Photography by Gerd Ludwig

In the last decade, fossil discoveries in Burmese amber have exploded, in no small part due to the work of Xing. His research—including his work on Elektorornis—is partially funded by the National Geographic Society.

But as study of Burmese amber has intensified, so has ethical scrutiny on the field. For decades, the Kachin ethnic minority has bitterly fought Myanmar’s military for independence, and the region’s mineral wealth—including its amber—reportedly has helped fund the conflict.

Technically, it is illegal for fossils to be exported from Myanmar without permission, but raw amber is classified as a gemstone, and so it regularly makes its way into markets in western China, where it is then cut, polished, and traded. Researchers, dealers, and collectors prowl the markets on the lookout for scientifically valuable finds, some spending hundreds of thousands of dollars a year in the pursuit. Some fossils wend their way to scientific institutions, but others go to private collections, and owners may or may not support research on their holdings.

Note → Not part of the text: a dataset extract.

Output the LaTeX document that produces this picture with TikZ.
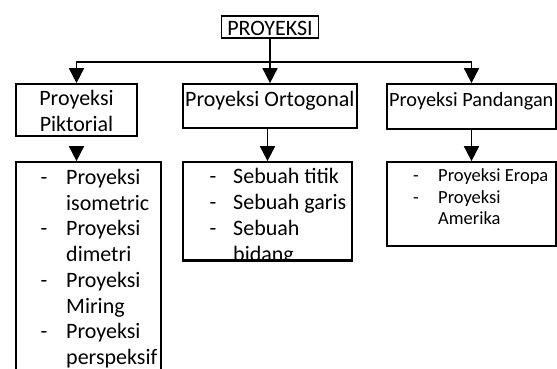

The Hupoge Amber Museum sits somewhere in between. It’s owned by the Tengchong City Amber Association, a group that also owns two large amber stores, one in Myitkyina, the capital city of Myanmar’s Kachin state, and another in the western Chinese city of Tengchong. Xing adds that the curator, Chen, has some amber mines of his own, as well as a private museum for especially rare amber specimens.

Xing, for one, hopes that museums like Chen’s will help bring more private collections into the open. Other private museums, such as the Lingpoge Amber Museum in Shanghai, don’t have much of a public presence and welcome outside scientists on a by-invitation basis only. (Read more about private amber museums.)

“This is a long story, but in simple terms, I am committed to formalizing these large-scale ... personal collectors,” Xing says in an email. “This is a good opportunity.”